Work instructions:
Only the lines from the first one through the line with "(S) at (479,1487)" should be printed, exactly as they appear.

>> Start Source data

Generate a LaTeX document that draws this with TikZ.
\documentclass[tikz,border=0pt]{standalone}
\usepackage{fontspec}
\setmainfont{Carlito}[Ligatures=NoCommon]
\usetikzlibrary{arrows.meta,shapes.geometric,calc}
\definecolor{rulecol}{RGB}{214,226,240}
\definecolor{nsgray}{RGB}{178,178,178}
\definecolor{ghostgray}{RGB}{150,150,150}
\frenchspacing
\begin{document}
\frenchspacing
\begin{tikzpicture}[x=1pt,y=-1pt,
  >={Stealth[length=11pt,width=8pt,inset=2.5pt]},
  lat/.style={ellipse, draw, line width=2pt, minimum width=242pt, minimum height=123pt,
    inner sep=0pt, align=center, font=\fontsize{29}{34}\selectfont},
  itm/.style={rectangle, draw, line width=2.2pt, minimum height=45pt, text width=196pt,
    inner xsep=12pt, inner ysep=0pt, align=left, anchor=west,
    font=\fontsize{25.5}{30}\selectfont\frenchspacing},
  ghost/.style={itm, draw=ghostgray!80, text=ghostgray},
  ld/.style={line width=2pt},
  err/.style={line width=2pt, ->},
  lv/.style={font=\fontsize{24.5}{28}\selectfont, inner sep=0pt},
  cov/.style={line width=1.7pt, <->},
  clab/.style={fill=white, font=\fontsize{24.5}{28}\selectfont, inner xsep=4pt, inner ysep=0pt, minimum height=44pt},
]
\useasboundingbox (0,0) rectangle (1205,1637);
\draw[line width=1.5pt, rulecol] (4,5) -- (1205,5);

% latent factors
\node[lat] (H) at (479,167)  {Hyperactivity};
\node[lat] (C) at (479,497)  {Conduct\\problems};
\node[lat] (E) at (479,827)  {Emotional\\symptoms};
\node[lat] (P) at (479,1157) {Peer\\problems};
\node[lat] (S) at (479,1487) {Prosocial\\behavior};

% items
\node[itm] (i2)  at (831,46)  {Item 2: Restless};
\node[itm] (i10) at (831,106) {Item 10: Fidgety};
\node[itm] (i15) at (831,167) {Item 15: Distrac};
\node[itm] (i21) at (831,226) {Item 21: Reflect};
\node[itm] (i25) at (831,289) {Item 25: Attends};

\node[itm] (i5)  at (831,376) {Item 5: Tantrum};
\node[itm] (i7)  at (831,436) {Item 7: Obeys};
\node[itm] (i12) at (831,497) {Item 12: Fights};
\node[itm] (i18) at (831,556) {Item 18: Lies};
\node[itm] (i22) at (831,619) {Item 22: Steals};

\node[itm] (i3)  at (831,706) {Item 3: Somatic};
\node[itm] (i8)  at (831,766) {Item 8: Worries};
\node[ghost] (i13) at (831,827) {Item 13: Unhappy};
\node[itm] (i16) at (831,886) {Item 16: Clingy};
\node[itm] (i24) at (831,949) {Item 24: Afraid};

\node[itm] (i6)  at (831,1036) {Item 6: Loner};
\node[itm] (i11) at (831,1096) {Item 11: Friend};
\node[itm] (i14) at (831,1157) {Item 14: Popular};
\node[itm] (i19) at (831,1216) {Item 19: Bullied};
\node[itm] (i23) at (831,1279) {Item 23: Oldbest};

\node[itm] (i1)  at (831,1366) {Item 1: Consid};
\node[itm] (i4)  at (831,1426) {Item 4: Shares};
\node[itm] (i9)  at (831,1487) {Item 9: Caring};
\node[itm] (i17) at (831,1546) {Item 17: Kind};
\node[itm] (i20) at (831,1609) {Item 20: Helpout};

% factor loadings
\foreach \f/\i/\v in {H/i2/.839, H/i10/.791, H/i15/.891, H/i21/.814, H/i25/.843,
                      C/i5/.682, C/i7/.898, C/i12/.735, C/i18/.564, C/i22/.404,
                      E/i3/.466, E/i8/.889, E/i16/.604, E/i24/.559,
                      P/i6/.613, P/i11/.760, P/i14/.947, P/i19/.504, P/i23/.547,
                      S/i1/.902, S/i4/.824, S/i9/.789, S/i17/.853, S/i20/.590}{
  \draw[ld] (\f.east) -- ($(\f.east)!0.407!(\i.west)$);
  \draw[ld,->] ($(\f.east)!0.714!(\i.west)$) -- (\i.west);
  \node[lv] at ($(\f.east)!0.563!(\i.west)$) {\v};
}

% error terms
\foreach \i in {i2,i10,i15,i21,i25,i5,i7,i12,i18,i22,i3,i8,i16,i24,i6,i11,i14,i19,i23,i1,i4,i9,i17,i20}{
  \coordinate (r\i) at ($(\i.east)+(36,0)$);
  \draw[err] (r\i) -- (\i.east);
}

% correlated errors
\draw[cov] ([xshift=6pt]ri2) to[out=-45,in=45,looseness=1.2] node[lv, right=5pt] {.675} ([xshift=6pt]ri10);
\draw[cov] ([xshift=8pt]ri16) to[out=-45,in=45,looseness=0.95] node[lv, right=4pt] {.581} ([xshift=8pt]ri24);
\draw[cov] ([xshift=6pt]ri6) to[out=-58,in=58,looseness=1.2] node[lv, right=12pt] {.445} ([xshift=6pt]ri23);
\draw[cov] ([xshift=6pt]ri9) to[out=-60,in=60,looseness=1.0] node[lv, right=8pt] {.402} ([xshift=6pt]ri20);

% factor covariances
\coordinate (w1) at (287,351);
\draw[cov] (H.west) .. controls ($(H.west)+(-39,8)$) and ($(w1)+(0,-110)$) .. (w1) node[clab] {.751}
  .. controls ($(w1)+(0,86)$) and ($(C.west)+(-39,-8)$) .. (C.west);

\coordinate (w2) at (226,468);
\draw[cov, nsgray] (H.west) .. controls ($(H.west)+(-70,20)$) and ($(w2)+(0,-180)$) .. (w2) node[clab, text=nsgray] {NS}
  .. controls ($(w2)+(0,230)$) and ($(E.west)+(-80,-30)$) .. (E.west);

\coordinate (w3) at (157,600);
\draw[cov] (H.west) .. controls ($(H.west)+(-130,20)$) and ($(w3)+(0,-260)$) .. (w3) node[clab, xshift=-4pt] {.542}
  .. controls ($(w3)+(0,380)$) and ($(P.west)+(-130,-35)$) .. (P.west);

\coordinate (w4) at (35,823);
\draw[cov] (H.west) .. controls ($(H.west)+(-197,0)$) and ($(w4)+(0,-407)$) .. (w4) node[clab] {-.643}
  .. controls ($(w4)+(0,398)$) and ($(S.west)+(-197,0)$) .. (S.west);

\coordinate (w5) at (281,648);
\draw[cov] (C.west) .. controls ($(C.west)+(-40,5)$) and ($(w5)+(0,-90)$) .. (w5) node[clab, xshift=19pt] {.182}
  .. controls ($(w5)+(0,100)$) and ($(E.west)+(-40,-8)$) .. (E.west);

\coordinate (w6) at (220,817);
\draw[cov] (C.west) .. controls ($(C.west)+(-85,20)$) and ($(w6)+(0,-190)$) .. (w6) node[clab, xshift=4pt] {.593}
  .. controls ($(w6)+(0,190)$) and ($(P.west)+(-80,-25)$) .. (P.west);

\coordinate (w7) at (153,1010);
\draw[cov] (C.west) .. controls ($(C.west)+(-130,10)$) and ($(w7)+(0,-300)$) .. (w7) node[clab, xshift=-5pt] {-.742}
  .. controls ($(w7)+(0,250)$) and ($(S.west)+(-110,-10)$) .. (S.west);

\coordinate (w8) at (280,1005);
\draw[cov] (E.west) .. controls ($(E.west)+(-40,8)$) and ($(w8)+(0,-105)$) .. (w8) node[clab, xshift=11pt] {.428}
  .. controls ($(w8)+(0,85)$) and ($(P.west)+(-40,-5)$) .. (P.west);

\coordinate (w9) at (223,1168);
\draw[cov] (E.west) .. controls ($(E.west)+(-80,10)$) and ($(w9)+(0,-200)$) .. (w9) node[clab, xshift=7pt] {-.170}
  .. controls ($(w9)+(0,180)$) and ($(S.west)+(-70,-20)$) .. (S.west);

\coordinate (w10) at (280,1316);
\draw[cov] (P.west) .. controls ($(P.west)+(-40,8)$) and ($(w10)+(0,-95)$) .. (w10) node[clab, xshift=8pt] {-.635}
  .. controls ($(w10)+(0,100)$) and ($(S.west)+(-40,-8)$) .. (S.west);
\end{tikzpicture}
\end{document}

>> End Source data

Result of the exercise:
Generate a LaTeX document that draws this with TikZ.
\documentclass[tikz,border=0pt]{standalone}
\usepackage{fontspec}
\setmainfont{Carlito}[Ligatures=NoCommon]
\usetikzlibrary{arrows.meta,shapes.geometric,calc}
\definecolor{rulecol}{RGB}{214,226,240}
\definecolor{nsgray}{RGB}{178,178,178}
\definecolor{ghostgray}{RGB}{150,150,150}
\frenchspacing
\begin{document}
\frenchspacing
\begin{tikzpicture}[x=1pt,y=-1pt,
  >={Stealth[length=11pt,width=8pt,inset=2.5pt]},
  lat/.style={ellipse, draw, line width=2pt, minimum width=242pt, minimum height=123pt,
    inner sep=0pt, align=center, font=\fontsize{29}{34}\selectfont},
  itm/.style={rectangle, draw, line width=2.2pt, minimum height=45pt, text width=196pt,
    inner xsep=12pt, inner ysep=0pt, align=left, anchor=west,
    font=\fontsize{25.5}{30}\selectfont\frenchspacing},
  ghost/.style={itm, draw=ghostgray!80, text=ghostgray},
  ld/.style={line width=2pt},
  err/.style={line width=2pt, ->},
  lv/.style={font=\fontsize{24.5}{28}\selectfont, inner sep=0pt},
  cov/.style={line width=1.7pt, <->},
  clab/.style={fill=white, font=\fontsize{24.5}{28}\selectfont, inner xsep=4pt, inner ysep=0pt, minimum height=44pt},
]
\useasboundingbox (0,0) rectangle (1205,1637);
\draw[line width=1.5pt, rulecol] (4,5) -- (1205,5);

% latent factors
\node[lat] (H) at (479,167)  {Hyperactivity};
\node[lat] (C) at (479,497)  {Conduct\\problems};
\node[lat] (E) at (479,827)  {Emotional\\symptoms};
\node[lat] (P) at (479,1157) {Peer\\problems};
\node[lat] (S) at (479,1487) {Prosocial\\behavior};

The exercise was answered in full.